# Material
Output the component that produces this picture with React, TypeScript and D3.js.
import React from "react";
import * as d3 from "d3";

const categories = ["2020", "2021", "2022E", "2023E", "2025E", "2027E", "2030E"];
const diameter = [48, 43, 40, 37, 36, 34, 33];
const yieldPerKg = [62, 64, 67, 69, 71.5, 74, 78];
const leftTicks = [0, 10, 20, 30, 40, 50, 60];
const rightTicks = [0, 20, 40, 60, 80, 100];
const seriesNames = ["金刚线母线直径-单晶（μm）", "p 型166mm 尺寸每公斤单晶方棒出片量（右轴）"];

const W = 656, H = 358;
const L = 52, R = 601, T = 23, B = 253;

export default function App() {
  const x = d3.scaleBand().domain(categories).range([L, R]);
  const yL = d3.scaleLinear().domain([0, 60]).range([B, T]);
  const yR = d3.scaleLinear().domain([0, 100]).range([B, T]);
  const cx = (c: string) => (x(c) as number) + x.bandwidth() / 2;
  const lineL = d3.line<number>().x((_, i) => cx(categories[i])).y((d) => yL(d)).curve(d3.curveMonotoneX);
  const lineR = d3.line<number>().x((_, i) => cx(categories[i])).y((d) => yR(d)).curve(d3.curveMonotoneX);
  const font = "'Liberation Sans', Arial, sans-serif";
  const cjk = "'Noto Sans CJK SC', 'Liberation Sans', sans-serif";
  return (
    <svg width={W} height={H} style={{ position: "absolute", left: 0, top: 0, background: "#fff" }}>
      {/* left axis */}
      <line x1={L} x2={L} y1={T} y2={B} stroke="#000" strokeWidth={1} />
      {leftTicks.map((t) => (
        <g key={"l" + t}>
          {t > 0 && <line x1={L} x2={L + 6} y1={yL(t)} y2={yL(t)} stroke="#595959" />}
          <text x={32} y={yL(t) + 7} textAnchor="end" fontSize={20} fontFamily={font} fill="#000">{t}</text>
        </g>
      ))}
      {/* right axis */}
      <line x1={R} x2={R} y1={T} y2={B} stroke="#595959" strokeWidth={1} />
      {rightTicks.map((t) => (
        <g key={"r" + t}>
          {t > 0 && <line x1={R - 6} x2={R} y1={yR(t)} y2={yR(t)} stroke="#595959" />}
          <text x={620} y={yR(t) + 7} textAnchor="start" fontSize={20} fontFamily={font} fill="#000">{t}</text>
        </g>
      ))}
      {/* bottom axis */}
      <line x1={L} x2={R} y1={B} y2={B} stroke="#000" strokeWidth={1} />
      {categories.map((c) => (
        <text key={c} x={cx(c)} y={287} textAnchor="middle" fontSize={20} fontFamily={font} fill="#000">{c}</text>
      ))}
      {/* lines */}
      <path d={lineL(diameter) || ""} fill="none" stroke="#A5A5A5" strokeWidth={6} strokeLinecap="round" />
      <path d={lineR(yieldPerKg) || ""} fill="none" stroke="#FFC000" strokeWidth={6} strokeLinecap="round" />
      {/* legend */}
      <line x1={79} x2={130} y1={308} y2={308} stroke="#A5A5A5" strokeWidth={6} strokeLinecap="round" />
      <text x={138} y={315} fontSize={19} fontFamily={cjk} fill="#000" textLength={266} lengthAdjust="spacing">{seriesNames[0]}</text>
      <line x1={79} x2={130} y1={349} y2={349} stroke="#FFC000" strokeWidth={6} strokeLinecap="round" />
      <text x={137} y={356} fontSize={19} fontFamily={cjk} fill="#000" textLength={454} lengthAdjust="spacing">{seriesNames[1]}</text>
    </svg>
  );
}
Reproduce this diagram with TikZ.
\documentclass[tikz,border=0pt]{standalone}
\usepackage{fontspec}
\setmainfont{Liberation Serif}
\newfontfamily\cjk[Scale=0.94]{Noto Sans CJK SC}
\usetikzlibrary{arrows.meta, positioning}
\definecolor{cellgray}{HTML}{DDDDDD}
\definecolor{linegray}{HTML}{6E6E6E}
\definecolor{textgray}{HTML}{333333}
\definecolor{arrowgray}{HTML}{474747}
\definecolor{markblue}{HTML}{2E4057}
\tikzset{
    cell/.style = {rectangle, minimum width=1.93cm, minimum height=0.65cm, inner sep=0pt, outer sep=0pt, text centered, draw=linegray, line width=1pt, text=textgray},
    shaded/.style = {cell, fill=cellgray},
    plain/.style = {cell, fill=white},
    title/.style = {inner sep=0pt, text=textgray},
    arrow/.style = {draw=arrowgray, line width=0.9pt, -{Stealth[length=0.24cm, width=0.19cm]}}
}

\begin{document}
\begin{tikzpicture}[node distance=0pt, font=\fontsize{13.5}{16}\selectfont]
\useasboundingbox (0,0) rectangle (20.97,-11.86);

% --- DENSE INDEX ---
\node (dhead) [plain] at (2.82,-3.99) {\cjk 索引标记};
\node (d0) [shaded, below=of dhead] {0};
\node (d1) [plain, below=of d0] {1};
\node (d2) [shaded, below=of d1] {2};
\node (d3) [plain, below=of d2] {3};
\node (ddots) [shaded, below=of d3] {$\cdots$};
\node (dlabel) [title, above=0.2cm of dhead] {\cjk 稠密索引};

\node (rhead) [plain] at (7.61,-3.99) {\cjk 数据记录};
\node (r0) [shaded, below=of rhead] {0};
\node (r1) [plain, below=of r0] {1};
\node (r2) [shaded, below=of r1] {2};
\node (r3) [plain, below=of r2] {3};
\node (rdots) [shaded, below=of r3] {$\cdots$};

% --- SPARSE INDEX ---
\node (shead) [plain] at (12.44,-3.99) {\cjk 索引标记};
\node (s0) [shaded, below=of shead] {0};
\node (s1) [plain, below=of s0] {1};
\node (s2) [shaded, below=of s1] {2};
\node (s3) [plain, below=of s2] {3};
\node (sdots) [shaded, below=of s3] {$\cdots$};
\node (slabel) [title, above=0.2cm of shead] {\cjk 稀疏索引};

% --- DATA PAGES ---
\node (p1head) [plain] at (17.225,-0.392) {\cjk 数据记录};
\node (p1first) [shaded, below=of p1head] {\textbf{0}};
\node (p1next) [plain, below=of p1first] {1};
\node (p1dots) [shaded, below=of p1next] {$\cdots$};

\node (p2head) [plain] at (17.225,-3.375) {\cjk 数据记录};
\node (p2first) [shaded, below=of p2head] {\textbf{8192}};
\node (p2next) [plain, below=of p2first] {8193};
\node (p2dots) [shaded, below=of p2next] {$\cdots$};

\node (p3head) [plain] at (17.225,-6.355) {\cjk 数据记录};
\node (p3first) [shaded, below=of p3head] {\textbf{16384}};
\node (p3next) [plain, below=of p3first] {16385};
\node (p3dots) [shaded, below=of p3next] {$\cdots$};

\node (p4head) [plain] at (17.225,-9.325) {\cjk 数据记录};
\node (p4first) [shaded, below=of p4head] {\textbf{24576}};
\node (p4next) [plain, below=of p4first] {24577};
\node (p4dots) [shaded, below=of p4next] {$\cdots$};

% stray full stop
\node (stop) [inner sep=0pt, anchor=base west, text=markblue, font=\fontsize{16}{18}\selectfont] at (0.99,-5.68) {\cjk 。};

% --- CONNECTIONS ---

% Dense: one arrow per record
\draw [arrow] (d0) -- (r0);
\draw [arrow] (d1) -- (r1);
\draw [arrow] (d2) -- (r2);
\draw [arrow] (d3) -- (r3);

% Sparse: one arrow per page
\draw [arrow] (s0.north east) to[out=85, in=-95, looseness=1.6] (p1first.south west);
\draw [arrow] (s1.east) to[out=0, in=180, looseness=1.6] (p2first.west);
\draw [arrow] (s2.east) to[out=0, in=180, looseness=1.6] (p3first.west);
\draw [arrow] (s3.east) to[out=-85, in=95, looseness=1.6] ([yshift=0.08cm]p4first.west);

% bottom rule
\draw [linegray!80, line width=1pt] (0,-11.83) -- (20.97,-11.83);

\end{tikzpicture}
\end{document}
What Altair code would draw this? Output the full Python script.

# Exercise directions
Retype only the lines running from the top of the listing to the line that holds "const L = 52, R = 601, T = 23, B = 253;", both ends included.

# Written reply
Output the component that produces this picture with React, TypeScript and D3.js.
import React from "react";
import * as d3 from "d3";

const categories = ["2020", "2021", "2022E", "2023E", "2025E", "2027E", "2030E"];
const diameter = [48, 43, 40, 37, 36, 34, 33];
const yieldPerKg = [62, 64, 67, 69, 71.5, 74, 78];
const leftTicks = [0, 10, 20, 30, 40, 50, 60];
const rightTicks = [0, 20, 40, 60, 80, 100];
const seriesNames = ["金刚线母线直径-单晶（μm）", "p 型166mm 尺寸每公斤单晶方棒出片量（右轴）"];

const W = 656, H = 358;
const L = 52, R = 601, T = 23, B = 253;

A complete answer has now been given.